Uber has had a terrible run this year.
2017 started with Uber facing backlash from riders after it tried to profit from New York city taxi drivers being on strike against the recent travel ban in the USA. #DeleteUber began trending on Twitter, with some estimating that more than 200,000 people deleted the app.
This was swiftly followed by allegations of sexual harassment and misogyny in the firm revealed by a former employee, and a lawsuit from Google-owned Waymo against Uber for allegedly stealing key technologies. Last week, Uber’s Greyball software — aimed at preventing city officials attempting to vet the service from getting a ride on Uber — came to light.
But by far the most revealing of Uber’s culture was a video of CEO Travis Kalanick himself, secretly filmed by an Uber driver. Kalanick argued with his driver over how Uber treated its drivers. The conversation ended with Kalanick telling the driver that people need to “take responsibility for their own sh*t”.
We need a new breed of unicorns
But it wasn’t always this way. Uber started out with a good idea: to make it easier for commuters looking for a ride to find one. The company’s platform business model brought together commuters looking for a reliable taxi service, and drivers looking to earn extra cash using their cars as an existing asset.
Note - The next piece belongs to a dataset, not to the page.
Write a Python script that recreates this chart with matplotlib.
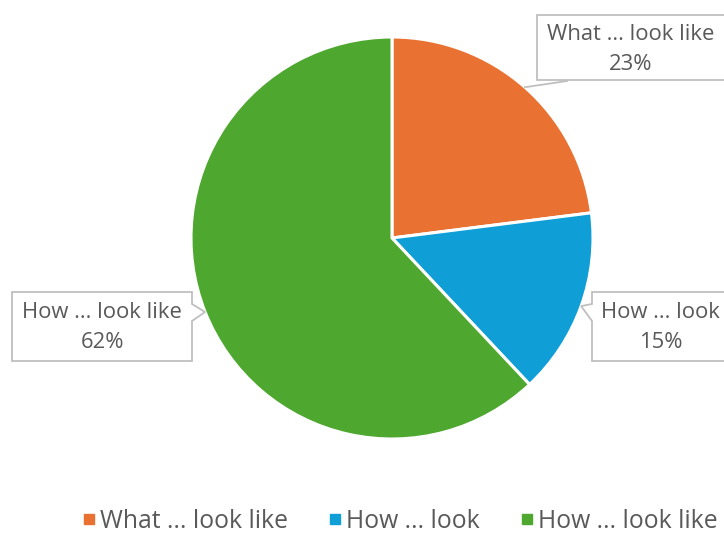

And it was a winner.
After going live in July 2010, the company closed its first round of funding in October of that year with US$1.25 million. Uber is today the world’s largest tech unicorn, currently valued at US$68 billion. It is available in over 400 cities globally, and fulfills over one million rides a day. It has over 9 million users, and receives payments of more than US$1 billion each year.
Uber has become synonymous with the term “disruption”, inspiring a whole new generation of start-ups each claiming to be the Uber of their industry.
But aside from Uber’s innovative business model, there is not much left to be inspired by — unless of course one gets dazzled by the eye-popping valuation, propped up by a strategy to achieve exponential growth at all costs. David Heinemeier Hansson (@DHH), creator of Ruby on Rails and founder of Basecamp, sums up this phenomenon well:
“There is no higher God in Silicon Valley than growth. No sacrifice too big for its craving altar. As long as you keep your curve exponential, all your sins will be forgotten at the exit.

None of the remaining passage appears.